#### [TASK STATEMENT]
Using the listing below, please gather every line containing the word "chart".

::::::

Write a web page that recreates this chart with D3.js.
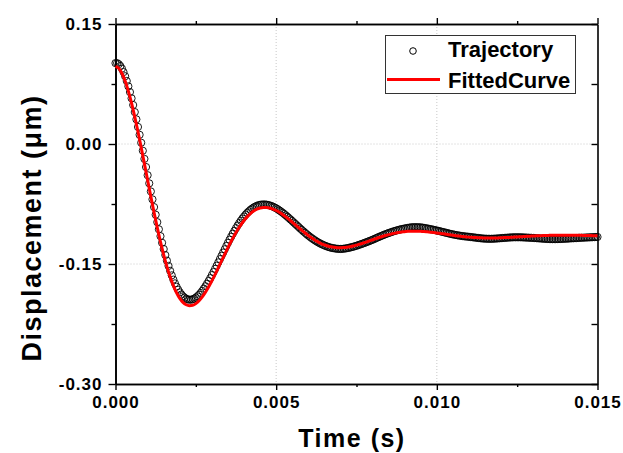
<!DOCTYPE html>
<html>
<head>
<meta charset="utf-8">
<script src="https://cdn.jsdelivr.net/npm/d3@7"></script>
<style>
  body { margin: 0; background: #fff; }
  text { font-family: Arial, "Liberation Sans", sans-serif; font-weight: bold; }
</style>
</head>
<body>
<svg id="chart" width="623" height="453"></svg>
<script>
// measured trajectory, sampled every 0.05 ms
const trajectoryStep = 0.00005;
const trajectory = [
  0.1011, 0.1011, 0.0998, 0.0975, 0.0942, 0.0899, 0.0847, 0.0788, 0.0721, 0.0649,
  0.0571, 0.0487, 0.0399, 0.0308, 0.0213, 0.0115, 0.0016, -0.0084, -0.0186, -0.0288,
  -0.0390, -0.0492, -0.0593, -0.0692, -0.0789, -0.0884, -0.0977, -0.1066, -0.1152, -0.1235,
  -0.1313, -0.1388, -0.1458, -0.1524, -0.1585, -0.1642, -0.1695, -0.1742, -0.1784, -0.1822,
  -0.1854, -0.1881, -0.1904, -0.1921, -0.1934, -0.1943, -0.1946, -0.1946, -0.1941, -0.1933,
  -0.1920, -0.1904, -0.1884, -0.1862, -0.1836, -0.1808, -0.1778, -0.1746, -0.1712, -0.1677,
  -0.1639, -0.1601, -0.1561, -0.1521, -0.1480, -0.1439, -0.1398, -0.1357, -0.1316, -0.1275,
  -0.1235, -0.1196, -0.1158, -0.1121, -0.1086, -0.1052, -0.1019, -0.0988, -0.0959, -0.0931,
  -0.0906, -0.0882, -0.0860, -0.0841, -0.0823, -0.0807, -0.0794, -0.0782, -0.0773, -0.0765,
  -0.0760, -0.0757, -0.0756, -0.0756, -0.0758, -0.0762, -0.0768, -0.0775, -0.0783, -0.0793,
  -0.0804, -0.0816, -0.0830, -0.0844, -0.0859, -0.0875, -0.0892, -0.0909, -0.0927, -0.0945,
  -0.0963, -0.0982, -0.1001, -0.1019, -0.1038, -0.1057, -0.1075, -0.1093, -0.1110, -0.1128,
  -0.1144, -0.1160, -0.1175, -0.1189, -0.1203, -0.1216, -0.1228, -0.1239, -0.1250, -0.1259,
  -0.1268, -0.1276, -0.1284, -0.1290, -0.1296, -0.1300, -0.1304, -0.1307, -0.1310, -0.1311,
  -0.1312, -0.1311, -0.1309, -0.1306, -0.1303, -0.1299, -0.1294, -0.1289, -0.1284, -0.1278,
  -0.1272, -0.1265, -0.1258, -0.1251, -0.1244, -0.1236, -0.1229, -0.1221, -0.1213, -0.1205,
  -0.1197, -0.1188, -0.1179, -0.1170, -0.1161, -0.1153, -0.1144, -0.1136, -0.1128, -0.1120,
  -0.1113, -0.1106, -0.1099, -0.1092, -0.1086, -0.1080, -0.1075, -0.1069, -0.1064, -0.1060,
  -0.1056, -0.1052, -0.1048, -0.1045, -0.1042, -0.1040, -0.1040, -0.1040, -0.1040, -0.1041,
  -0.1042, -0.1045, -0.1048, -0.1052, -0.1056, -0.1059, -0.1064, -0.1068, -0.1072, -0.1077,
  -0.1082, -0.1086, -0.1091, -0.1096, -0.1101, -0.1106, -0.1111, -0.1116, -0.1121, -0.1126,
  -0.1130,
  -0.1134, -0.1138, -0.1142, -0.1145, -0.1148, -0.1151, -0.1154, -0.1156, -0.1158, -0.1160,
  -0.1163, -0.1165, -0.1168, -0.1170, -0.1173, -0.1175, -0.1178, -0.1180, -0.1182, -0.1183,
  -0.1184, -0.1185, -0.1185, -0.1185, -0.1184, -0.1183, -0.1182, -0.1180, -0.1179, -0.1177,
  -0.1175, -0.1174, -0.1172, -0.1171, -0.1169, -0.1168, -0.1167, -0.1166, -0.1166, -0.1166,
  -0.1166, -0.1166, -0.1167, -0.1168, -0.1169, -0.1170, -0.1171, -0.1172, -0.1173, -0.1174,
  -0.1176, -0.1177, -0.1179, -0.1180, -0.1182, -0.1183, -0.1185, -0.1186, -0.1187, -0.1188,
  -0.1189, -0.1189, -0.1189, -0.1189, -0.1188, -0.1188, -0.1187, -0.1186, -0.1185, -0.1184,
  -0.1183, -0.1182, -0.1180, -0.1179, -0.1178, -0.1177, -0.1176, -0.1174, -0.1173, -0.1172,
  -0.1171, -0.1170, -0.1169, -0.1168, -0.1167, -0.1166, -0.1165, -0.1164, -0.1163, -0.1162
];

// fitted curve, every 0.1 ms
const fitStep = 0.0001;
const fittedCurve = [
  0.0971, 0.0946, 0.0884, 0.0787, 0.0661, 0.0511, 0.0339, 0.0153, -0.0045, -0.0248,
  -0.0454, -0.0658, -0.0856, -0.1045, -0.1223, -0.1385, -0.1532, -0.1660, -0.1770, -0.1859,
  -0.1929, -0.1979, -0.2009, -0.2021, -0.2016, -0.1995, -0.1959, -0.1911, -0.1852, -0.1784,
  -0.1709, -0.1629, -0.1546, -0.1462, -0.1378, -0.1295, -0.1216, -0.1142, -0.1073, -0.1011,
  -0.0956, -0.0908, -0.0869, -0.0838, -0.0815, -0.0800, -0.0793, -0.0793, -0.0800, -0.0813,
  -0.0831, -0.0854, -0.0881, -0.0911, -0.0943, -0.0977, -0.1011, -0.1046, -0.1080, -0.1113,
  -0.1144, -0.1173, -0.1200, -0.1223, -0.1244, -0.1261, -0.1275, -0.1285, -0.1292, -0.1296,
  -0.1297, -0.1295, -0.1291, -0.1284, -0.1275, -0.1264, -0.1252, -0.1239, -0.1226, -0.1211,
  -0.1197, -0.1183, -0.1169, -0.1156, -0.1144, -0.1133, -0.1123, -0.1114, -0.1107, -0.1100,
  -0.1096, -0.1092, -0.1090, -0.1090, -0.1090, -0.1092, -0.1094, -0.1098, -0.1102, -0.1106,
  -0.1112, -0.1117, -0.1123, -0.1129, -0.1135, -0.1140, -0.1146, -0.1151, -0.1156, -0.1160,
  -0.1164, -0.1167, -0.1170, -0.1172, -0.1173, -0.1174, -0.1175, -0.1175, -0.1175, -0.1174,
  -0.1172, -0.1170, -0.1169, -0.1166, -0.1164, -0.1162, -0.1159, -0.1157, -0.1154, -0.1152,
  -0.1150, -0.1148, -0.1146, -0.1145, -0.1143, -0.1142, -0.1141, -0.1140, -0.1140, -0.1140,
  -0.1140, -0.1140, -0.1140, -0.1141, -0.1141, -0.1142, -0.1143, -0.1144, -0.1145, -0.1146,
  -0.1147
];

const xTicks = [0, 0.005, 0.01, 0.015];
const xMinorTicks = [0.0025, 0.0075, 0.0125];
const yTicks = [0.15, 0, -0.15, -0.3];
const yMinorTicks = [0.075, -0.075, -0.225];
const legendLabels = ["Trajectory", "FittedCurve"];

const svg = d3.select("#chart");
const plotLeft = 115.5, plotRight = 597.5, plotTop = 24, plotBottom = 384;

const x = d3.scaleLinear().domain([0, 0.015]).range([plotLeft, plotRight]);
const y = d3.scaleLinear().domain([-0.3, 0.15]).range([plotBottom, plotTop]);

// plain hyphen for negatives, like the original export
const fmt = (spec) => (d) => d3.format(spec)(d).replace("\u2212", "-");

// dotted grid at the major ticks inside the frame
svg.append("g")
  .selectAll("line")
  .data(xTicks.slice(1, -1))
  .enter()
  .append("line")
  .attr("x1", (d) => x(d)).attr("x2", (d) => x(d))
  .attr("y1", plotTop).attr("y2", plotBottom)
  .style("stroke", "#c8c8c8")
  .style("stroke-dasharray", "1,2");

svg.append("g")
  .selectAll("line")
  .data(yTicks.slice(1, -1))
  .enter()
  .append("line")
  .attr("x1", plotLeft).attr("x2", plotRight)
  .attr("y1", (d) => y(d)).attr("y2", (d) => y(d))
  .style("stroke", "#c8c8c8")
  .style("stroke-dasharray", "1,2");

// axes: bottom/left labelled, top/right bare
const styleAxis = (g) => {
  g.select(".domain").attr("stroke", "#000").attr("stroke-width", 1.6);
  g.selectAll(".tick line").attr("stroke", "#000").attr("stroke-width", 1.4);
  g.selectAll(".tick text")
    .attr("fill", "#000")
    .style("font-size", "17px")
    .style("letter-spacing", "1px");
};

svg.append("g")
  .attr("transform", `translate(0,${plotBottom})`)
  .call(d3.axisBottom(x).tickValues(xMinorTicks).tickSize(3).tickFormat("").tickSizeOuter(0))
  .call(styleAxis);
svg.append("g")
  .attr("transform", `translate(0,${plotBottom})`)
  .call(d3.axisBottom(x).tickValues(xTicks).tickSize(6).tickPadding(6).tickFormat(fmt(".3f")).tickSizeOuter(0))
  .call(styleAxis);

svg.append("g")
  .attr("transform", `translate(${plotLeft},0)`)
  .call(d3.axisLeft(y).tickValues(yMinorTicks).tickSize(4).tickFormat("").tickSizeOuter(0))
  .call(styleAxis);
svg.append("g")
  .attr("transform", `translate(${plotLeft},0)`)
  .call(d3.axisLeft(y).tickValues(yTicks).tickSize(7).tickPadding(6).tickFormat(fmt(".2f")).tickSizeOuter(0))
  .call(styleAxis);

svg.append("g")
  .attr("transform", `translate(0,${plotTop})`)
  .call(d3.axisTop(x).tickValues(xMinorTicks).tickSize(3).tickFormat("").tickSizeOuter(0))
  .call(styleAxis);
svg.append("g")
  .attr("transform", `translate(0,${plotTop})`)
  .call(d3.axisTop(x).tickValues(xTicks).tickSize(6).tickFormat("").tickSizeOuter(0))
  .call(styleAxis);

svg.append("g")
  .attr("transform", `translate(${plotRight},0)`)
  .call(d3.axisRight(y).tickValues(yMinorTicks.concat(yTicks)).tickSize(-6).tickFormat("").tickSizeOuter(0))
  .call(styleAxis);

// trajectory as open circles
svg.append("g")
  .selectAll("circle")
  .data(trajectory)
  .enter()
  .append("circle")
  .attr("cx", (d, i) => x(i * trajectoryStep))
  .attr("cy", (d) => y(d))
  .attr("r", 3.6)
  .attr("fill", "none")
  .style("stroke", "#000")
  .style("stroke-width", 0.9);

// fitted curve on top
const line = d3
  .line()
  .x((d, i) => x(i * fitStep))
  .y((d) => y(d))
  .curve(d3.curveMonotoneX);

svg.append("path")
  .datum(fittedCurve)
  .attr("d", line)
  .attr("fill", "none")
  .style("stroke", "#ff0000")
  .style("stroke-width", 3);

// legend
const legend = svg.append("g");
legend.append("rect")
  .attr("x", 385.5).attr("y", 35.5)
  .attr("width", 190).attr("height", 58)
  .attr("fill", "#fff")
  .style("stroke", "#333")
  .style("stroke-width", 1);
legend.append("circle")
  .attr("cx", 413).attr("cy", 51).attr("r", 3.3)
  .attr("fill", "none")
  .style("stroke", "#000")
  .style("stroke-width", 1);
legend.append("line")
  .attr("x1", 387).attr("x2", 440)
  .attr("y1", 79.5).attr("y2", 79.5)
  .style("stroke", "#ff0000")
  .style("stroke-width", 3);
legend.selectAll("text")
  .data(legendLabels)
  .enter()
  .append("text")
  .attr("x", 448)
  .attr("y", (d, i) => 57 + i * 30.5)
  .style("font-size", "22px")
  .text((d) => d);

// axis titles
svg.append("text")
  .attr("x", 352).attr("y", 447)
  .attr("text-anchor", "middle")
  .style("font-size", "25px")
  .style("letter-spacing", "1.5px")
  .text("Time (s)");

svg.append("text")
  .attr("transform", "translate(41,228) rotate(-90)")
  .attr("text-anchor", "middle")
  .style("font-size", "27px")
  .style("letter-spacing", "1.5px")
  .text("Displacement (μm)");
</script>
</body>
</html>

::::::

#### [RESPONSE]
Write a web page that recreates this chart with D3.js.
<svg id="chart" width="623" height="453"></svg>
const svg = d3.select("#chart");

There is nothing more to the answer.